具体的には、国語と算数の主要2教科が基本的な履修科目です。少なくとも小学校3年生までは2科目で十分で且つレベル分けもありません。これが小学校4年生からは少し様相が変わってきます。具体的には、

A:国語と算数がレベル別に分かれる。
B:サポート補習が加わる。
C:必要に応じて社会や理科が追加される。
  (ただ履修している生徒はあまり多くない印象)。

という感じです。Aについては勉強が得意な子や中学受験を早めに意識している子はAdvanceコース的なものを履修し、逆に基礎をしっかりと固めたい子は基本的なコースを履修するという感じです。これは良い悪いという事では無いと思いますが、日本語の国語や算数のカリキュラムを先取りで勉強し、中学・高校受験の準備を進めるという事と、受験をしない場合でも帰国した時にすぐキャッチアップできるよう準備を進めるご家庭も多いです。

ちなみに我が家の場合、先生から「算数はチャレンジだけどAdvanceコースで鍛えた方が良いと思います」というアドバイスを受け、娘はAdvanceコースを履修していました。一方息子についてはまだ小学校4年になる前だったのでクラス分けはありませんでしたが、漢字が本当に苦手だったのでサポートをするのに妻が本当に苦労しました。算数だけは得意でしたが、そもそもその前に問題文など日本語の意味が分かっていないのではないかという、そこはかとない不安がありました。

いずれにせよ、土曜日はこのような形で最低でも3時間。オプション補習を加えると4時間超の勉強時間となります。これに社会と理科を加えるとさらに3時間程度が加わり、7時間程度まで時間が延びます。当然学校・塾には親が送り迎えをする必要がありますので、土曜日は大人にとっても子供にとってもゆっくりと休むこともままならない忙しい1日となります。

「じゃあ英語で学ぶ現地校じゃなく、日本人学校に行けばいいじゃないか」

という意見もあるかと思いますが、現地でしか学べない事もあるので英語で学ぶ現地校という選択をしつつ、日本に帰国した後の事も考えないとならないとなると、このような選択肢しかありません。やむを得ないと言えばやむを得ないのですが、子供たちの土曜日は忙しいです。

ちなみに我が家の子供たちは、途中からJOBAに通うのを諦める事になりました。大きな理由はコロナ現地でのスポーツクラブの活動です。まずコロナですが、問答無用でイギリス全土がロックダウンとなり、オンライン授業に切り替わってしまった事が1つのきっかけです。もう一つが現地での地元のスポーツクラブチームでの活動が盛んになってきた事が大きな要因です。特に息子の場合はサッカーとラグビーを一生懸命やって、試合が土曜日の午前中から予定されている事もあり、「日本語の学校は嫌だ―」と言うようになっていきました。

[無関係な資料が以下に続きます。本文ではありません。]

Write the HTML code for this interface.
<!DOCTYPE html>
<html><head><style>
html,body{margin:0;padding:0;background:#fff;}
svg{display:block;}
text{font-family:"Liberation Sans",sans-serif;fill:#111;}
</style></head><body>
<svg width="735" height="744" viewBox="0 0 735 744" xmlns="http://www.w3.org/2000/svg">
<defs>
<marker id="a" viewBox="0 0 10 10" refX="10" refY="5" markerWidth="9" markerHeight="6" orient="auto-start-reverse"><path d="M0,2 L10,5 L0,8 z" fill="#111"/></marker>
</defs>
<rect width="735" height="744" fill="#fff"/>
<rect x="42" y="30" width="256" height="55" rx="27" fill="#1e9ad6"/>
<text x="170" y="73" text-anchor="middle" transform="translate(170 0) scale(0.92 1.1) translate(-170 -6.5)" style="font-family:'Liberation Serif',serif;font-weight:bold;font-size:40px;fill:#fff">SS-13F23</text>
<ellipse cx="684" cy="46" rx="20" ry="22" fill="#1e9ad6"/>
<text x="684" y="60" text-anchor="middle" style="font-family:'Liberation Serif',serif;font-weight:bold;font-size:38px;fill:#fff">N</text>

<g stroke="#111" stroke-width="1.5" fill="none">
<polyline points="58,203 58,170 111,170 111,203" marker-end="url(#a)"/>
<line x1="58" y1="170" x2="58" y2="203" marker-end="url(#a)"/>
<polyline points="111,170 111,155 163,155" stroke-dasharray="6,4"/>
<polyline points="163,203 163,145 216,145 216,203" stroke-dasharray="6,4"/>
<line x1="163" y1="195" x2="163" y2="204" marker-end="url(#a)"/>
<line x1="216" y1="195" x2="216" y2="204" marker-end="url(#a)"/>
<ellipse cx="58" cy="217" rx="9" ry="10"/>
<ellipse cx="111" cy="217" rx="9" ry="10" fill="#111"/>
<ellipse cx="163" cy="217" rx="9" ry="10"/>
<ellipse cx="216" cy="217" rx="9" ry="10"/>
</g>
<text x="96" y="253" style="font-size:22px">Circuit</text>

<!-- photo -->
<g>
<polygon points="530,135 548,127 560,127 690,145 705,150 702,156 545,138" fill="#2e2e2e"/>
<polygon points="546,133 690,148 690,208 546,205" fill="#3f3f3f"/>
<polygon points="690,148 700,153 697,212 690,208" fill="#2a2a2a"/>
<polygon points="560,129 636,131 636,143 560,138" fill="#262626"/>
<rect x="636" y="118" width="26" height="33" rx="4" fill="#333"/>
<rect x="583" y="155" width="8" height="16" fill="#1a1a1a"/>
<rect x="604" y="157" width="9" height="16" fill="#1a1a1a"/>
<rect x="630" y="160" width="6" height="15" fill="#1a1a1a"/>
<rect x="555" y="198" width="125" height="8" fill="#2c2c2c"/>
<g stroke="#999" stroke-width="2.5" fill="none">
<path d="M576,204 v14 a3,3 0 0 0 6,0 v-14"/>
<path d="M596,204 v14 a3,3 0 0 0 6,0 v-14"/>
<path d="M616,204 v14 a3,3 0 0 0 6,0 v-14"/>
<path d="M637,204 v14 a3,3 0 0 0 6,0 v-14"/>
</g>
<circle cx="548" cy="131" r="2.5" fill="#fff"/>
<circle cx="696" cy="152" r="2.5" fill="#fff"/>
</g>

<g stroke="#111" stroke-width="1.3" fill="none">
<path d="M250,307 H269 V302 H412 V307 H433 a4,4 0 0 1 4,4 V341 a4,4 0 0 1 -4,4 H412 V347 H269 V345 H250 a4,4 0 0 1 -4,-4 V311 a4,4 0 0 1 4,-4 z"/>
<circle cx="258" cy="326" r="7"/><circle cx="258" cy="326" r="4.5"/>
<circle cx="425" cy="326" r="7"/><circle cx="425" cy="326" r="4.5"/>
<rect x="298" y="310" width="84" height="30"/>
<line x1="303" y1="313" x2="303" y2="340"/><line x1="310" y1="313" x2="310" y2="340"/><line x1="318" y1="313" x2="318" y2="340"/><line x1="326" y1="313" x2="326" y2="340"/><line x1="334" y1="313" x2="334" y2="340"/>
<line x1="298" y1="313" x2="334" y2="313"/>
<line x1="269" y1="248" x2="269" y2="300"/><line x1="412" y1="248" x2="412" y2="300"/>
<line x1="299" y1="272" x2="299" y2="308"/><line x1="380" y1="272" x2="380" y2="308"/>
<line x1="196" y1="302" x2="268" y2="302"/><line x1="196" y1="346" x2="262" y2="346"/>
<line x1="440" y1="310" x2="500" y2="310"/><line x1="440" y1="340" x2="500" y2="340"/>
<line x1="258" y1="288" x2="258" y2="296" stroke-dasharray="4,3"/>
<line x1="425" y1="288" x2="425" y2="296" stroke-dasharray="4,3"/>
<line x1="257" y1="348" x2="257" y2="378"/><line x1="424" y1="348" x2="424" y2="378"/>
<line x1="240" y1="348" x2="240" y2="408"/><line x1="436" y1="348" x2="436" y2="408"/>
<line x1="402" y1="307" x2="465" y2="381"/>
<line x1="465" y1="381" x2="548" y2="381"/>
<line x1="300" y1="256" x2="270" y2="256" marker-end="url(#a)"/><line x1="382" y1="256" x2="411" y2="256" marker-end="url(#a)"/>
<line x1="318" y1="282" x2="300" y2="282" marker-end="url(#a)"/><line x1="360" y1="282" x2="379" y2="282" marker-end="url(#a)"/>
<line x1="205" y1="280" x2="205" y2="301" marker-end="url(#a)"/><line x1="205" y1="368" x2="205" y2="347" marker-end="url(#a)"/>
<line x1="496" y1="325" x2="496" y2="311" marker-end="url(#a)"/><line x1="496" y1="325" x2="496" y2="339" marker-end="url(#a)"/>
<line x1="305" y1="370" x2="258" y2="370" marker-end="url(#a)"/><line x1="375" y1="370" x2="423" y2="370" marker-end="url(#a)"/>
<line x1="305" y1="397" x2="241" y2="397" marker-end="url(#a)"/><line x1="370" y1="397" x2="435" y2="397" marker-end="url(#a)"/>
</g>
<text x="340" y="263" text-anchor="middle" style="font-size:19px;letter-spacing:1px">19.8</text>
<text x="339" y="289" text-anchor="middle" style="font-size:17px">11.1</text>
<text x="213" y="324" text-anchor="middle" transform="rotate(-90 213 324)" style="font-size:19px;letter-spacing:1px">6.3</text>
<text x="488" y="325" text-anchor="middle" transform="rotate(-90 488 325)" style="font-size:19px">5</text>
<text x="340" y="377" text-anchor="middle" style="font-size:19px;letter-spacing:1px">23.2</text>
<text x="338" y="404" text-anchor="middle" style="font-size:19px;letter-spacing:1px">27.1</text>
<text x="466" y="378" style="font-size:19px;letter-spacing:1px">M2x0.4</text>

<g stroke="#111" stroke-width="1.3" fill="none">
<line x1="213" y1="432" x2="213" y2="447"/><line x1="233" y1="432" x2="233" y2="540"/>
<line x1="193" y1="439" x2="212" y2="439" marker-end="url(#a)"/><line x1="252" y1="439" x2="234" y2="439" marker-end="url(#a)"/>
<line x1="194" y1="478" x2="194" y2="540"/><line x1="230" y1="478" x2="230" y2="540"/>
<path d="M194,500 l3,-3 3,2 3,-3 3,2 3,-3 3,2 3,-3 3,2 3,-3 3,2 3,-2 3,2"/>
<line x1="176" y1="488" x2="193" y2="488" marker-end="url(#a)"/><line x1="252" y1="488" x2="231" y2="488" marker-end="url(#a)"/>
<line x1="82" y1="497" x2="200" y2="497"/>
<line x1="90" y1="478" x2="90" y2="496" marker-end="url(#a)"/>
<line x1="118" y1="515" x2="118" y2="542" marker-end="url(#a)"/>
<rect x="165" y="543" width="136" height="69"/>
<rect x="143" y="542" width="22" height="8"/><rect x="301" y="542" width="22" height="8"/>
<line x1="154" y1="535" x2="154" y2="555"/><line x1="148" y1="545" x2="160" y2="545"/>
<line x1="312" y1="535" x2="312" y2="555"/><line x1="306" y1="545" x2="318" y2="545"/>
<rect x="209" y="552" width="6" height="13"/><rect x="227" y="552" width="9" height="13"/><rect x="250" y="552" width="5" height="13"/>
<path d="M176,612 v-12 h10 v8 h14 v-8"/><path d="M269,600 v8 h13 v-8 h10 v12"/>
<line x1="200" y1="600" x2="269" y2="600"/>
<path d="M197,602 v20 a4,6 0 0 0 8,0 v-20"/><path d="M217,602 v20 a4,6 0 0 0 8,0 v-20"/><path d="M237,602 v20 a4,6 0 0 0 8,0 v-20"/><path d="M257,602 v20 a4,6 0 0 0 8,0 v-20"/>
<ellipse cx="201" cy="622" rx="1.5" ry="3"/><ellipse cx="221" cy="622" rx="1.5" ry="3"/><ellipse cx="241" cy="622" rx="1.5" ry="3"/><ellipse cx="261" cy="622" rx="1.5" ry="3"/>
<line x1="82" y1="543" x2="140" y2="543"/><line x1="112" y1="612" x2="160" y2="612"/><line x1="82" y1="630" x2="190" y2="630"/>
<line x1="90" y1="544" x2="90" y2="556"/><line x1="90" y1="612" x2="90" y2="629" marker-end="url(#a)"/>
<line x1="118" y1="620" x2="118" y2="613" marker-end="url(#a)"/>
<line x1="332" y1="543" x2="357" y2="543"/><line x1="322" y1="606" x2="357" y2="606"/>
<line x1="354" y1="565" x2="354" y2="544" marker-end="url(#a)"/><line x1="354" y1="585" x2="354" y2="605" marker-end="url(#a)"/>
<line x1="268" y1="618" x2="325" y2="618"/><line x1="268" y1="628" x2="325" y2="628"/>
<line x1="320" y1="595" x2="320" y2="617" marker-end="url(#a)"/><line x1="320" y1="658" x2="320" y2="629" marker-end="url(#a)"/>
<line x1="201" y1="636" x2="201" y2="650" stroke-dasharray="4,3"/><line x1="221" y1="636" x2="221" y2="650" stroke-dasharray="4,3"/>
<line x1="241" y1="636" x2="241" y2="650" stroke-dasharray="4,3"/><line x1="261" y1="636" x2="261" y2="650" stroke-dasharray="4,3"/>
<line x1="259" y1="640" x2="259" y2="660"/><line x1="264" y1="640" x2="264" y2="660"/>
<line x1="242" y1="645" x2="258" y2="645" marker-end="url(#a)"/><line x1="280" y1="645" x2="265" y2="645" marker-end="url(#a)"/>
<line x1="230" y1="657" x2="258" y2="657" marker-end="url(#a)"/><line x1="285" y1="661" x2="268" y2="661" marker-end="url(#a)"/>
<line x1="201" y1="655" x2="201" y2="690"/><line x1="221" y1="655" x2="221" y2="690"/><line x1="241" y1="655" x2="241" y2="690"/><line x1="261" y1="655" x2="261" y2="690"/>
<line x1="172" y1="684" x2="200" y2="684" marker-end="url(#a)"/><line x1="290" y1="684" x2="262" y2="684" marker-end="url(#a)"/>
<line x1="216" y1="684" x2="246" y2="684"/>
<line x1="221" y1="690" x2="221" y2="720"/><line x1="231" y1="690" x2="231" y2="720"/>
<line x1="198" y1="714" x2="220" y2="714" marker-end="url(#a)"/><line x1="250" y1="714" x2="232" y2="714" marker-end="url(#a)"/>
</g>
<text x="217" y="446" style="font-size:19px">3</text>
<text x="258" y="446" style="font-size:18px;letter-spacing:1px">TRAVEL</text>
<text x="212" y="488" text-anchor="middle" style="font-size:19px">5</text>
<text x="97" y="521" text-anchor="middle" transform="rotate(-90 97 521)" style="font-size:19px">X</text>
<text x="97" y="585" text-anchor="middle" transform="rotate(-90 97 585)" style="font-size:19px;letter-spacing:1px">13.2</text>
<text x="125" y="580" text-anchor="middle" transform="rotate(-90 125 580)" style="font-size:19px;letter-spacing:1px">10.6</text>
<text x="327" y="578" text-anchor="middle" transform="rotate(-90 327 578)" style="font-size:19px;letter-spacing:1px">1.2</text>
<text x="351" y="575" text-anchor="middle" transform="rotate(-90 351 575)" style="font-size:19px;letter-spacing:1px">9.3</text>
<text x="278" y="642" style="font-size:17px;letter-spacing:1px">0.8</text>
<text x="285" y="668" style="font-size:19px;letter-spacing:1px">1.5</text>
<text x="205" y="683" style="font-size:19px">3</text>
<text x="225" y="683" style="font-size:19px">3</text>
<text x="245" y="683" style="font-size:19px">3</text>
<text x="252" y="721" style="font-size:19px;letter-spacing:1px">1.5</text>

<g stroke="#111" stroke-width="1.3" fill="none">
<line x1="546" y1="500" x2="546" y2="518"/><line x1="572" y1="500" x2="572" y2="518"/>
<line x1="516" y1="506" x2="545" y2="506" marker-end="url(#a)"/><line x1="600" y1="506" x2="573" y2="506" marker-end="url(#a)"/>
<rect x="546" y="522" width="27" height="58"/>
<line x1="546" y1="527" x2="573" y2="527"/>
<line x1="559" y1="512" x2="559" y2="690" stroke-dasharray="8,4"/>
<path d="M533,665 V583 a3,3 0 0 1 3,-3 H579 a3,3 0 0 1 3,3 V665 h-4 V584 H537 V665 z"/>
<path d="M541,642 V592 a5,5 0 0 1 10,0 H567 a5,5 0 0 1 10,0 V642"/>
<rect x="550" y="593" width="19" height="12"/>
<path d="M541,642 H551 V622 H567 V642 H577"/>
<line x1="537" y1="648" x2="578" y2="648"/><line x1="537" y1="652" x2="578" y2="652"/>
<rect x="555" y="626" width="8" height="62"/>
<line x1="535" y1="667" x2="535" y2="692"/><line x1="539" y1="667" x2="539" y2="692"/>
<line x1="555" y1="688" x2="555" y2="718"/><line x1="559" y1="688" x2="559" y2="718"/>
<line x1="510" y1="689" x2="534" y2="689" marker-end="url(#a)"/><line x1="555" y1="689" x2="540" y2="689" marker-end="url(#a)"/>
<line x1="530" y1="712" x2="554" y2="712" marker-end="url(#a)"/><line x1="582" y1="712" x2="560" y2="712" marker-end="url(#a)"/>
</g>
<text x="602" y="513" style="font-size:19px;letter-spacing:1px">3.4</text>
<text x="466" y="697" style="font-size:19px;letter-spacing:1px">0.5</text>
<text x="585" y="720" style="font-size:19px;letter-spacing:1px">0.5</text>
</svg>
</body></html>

私としては、日本語の勉強もしっかりとやって欲しかったのですが、一方では、小学校時代はチームスポーツなどで友達と一緒に体を動かすことをたくさんやって体を鍛えて欲しかった事もあり「まぁ良いか」と判断しました。
この決断が正しかったかどうかは分かりませんが、間違いなく息子の体は鍛えられた一方で、日本語能力(特に漢字)はかなり遅れてしまった事は否めません。。が、それでも後悔は特にありません。
イギリスに来る前に、日本で小学校受験に一生懸命取り組んだ我が家ですが、現地でしかできない経験を最大限できたという意味で良かったと思います。ちなみに日本で小学校受験に取り組む際にも「体を鍛えるのが優先」と私は密かに思っていた事もあり、イギリスではそれを実現できたと思っています。こちらの記事も参考までどうぞご覧ください。


今回も長々と書いてしまいました。いつも記事を読んでいただきありがとうございます。皆さんの参考になれば嬉しいです。